§ **Source excerpt**:
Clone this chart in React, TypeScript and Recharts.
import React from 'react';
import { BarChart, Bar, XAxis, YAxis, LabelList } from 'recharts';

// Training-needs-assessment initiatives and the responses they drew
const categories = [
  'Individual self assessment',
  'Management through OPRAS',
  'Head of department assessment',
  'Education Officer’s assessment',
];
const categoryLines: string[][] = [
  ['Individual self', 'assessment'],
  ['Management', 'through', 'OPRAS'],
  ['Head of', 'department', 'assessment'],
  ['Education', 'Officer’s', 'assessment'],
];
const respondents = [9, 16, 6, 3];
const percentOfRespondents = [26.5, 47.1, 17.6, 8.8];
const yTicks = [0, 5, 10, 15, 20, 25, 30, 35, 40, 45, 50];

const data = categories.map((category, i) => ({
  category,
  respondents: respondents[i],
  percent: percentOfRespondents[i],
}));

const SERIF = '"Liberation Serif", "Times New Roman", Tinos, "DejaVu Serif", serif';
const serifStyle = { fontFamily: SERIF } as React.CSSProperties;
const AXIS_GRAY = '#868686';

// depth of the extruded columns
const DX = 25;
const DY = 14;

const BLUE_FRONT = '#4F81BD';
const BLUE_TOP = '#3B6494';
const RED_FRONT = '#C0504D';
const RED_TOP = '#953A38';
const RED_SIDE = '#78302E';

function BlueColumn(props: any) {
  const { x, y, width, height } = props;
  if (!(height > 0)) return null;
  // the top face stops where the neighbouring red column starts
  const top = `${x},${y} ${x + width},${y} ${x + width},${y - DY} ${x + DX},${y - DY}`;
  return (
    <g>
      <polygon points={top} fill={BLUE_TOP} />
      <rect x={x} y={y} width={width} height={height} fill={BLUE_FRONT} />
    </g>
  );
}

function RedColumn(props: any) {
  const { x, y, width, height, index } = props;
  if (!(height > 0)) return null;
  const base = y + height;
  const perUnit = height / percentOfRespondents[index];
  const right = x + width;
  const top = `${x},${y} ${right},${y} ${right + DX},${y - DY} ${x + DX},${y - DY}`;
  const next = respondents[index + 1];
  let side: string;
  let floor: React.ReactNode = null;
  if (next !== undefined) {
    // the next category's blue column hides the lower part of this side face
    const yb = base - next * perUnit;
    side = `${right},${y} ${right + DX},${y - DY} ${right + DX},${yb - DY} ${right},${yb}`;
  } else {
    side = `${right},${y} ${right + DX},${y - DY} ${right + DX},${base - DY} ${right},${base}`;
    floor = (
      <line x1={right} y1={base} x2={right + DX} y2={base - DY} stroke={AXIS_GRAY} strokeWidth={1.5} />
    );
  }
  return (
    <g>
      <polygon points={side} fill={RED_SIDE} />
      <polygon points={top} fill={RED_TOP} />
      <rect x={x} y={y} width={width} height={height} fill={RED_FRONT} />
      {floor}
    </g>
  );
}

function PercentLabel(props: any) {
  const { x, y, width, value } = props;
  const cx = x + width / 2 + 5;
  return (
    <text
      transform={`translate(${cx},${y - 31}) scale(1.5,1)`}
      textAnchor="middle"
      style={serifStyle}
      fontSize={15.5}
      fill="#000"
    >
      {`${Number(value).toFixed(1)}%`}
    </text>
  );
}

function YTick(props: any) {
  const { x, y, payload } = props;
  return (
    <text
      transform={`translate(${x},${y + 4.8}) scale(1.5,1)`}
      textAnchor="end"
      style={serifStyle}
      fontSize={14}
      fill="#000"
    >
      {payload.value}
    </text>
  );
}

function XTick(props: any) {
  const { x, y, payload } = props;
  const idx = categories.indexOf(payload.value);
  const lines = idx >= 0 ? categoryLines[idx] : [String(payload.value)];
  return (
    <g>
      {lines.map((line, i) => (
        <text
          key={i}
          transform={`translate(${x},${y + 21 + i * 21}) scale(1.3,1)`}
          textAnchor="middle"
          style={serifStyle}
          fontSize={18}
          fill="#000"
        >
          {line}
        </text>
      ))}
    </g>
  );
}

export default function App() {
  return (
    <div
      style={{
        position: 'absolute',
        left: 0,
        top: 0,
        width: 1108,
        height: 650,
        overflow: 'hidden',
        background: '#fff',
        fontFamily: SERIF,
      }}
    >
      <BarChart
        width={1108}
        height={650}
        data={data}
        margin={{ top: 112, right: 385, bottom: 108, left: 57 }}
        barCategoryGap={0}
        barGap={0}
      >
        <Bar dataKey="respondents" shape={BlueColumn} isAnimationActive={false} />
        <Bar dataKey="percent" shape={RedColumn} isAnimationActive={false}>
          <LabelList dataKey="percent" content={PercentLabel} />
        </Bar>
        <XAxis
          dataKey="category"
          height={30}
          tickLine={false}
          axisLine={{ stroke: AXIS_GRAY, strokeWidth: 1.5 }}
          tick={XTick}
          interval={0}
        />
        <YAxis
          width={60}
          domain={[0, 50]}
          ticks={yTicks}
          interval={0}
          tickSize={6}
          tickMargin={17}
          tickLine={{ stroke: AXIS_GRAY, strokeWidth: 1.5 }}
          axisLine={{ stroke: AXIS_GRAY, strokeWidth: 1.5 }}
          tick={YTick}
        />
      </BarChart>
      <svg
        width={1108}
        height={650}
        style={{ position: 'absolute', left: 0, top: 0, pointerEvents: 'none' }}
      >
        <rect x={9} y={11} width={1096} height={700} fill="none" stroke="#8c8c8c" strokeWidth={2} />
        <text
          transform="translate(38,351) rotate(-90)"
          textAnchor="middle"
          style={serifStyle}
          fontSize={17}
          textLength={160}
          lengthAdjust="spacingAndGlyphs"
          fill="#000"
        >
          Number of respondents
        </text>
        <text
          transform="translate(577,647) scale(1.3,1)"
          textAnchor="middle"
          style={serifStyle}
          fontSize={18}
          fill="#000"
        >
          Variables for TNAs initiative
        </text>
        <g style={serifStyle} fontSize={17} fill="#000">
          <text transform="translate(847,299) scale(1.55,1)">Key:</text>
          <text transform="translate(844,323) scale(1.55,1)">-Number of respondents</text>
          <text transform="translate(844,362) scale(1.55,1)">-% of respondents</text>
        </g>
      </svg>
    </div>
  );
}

§ **Work to be completed**: Return, please, the lines of the data from the first through the line containing "const DY = 14;", both kept, exactly as they stand and nothing more.

§ **Exercise solution**:
Clone this chart in React, TypeScript and Recharts.
import React from 'react';
import { BarChart, Bar, XAxis, YAxis, LabelList } from 'recharts';

// Training-needs-assessment initiatives and the responses they drew
const categories = [
  'Individual self assessment',
  'Management through OPRAS',
  'Head of department assessment',
  'Education Officer’s assessment',
];
const categoryLines: string[][] = [
  ['Individual self', 'assessment'],
  ['Management', 'through', 'OPRAS'],
  ['Head of', 'department', 'assessment'],
  ['Education', 'Officer’s', 'assessment'],
];
const respondents = [9, 16, 6, 3];
const percentOfRespondents = [26.5, 47.1, 17.6, 8.8];
const yTicks = [0, 5, 10, 15, 20, 25, 30, 35, 40, 45, 50];

const data = categories.map((category, i) => ({
  category,
  respondents: respondents[i],
  percent: percentOfRespondents[i],
}));

const SERIF = '"Liberation Serif", "Times New Roman", Tinos, "DejaVu Serif", serif';
const serifStyle = { fontFamily: SERIF } as React.CSSProperties;
const AXIS_GRAY = '#868686';

// depth of the extruded columns
const DX = 25;
const DY = 14;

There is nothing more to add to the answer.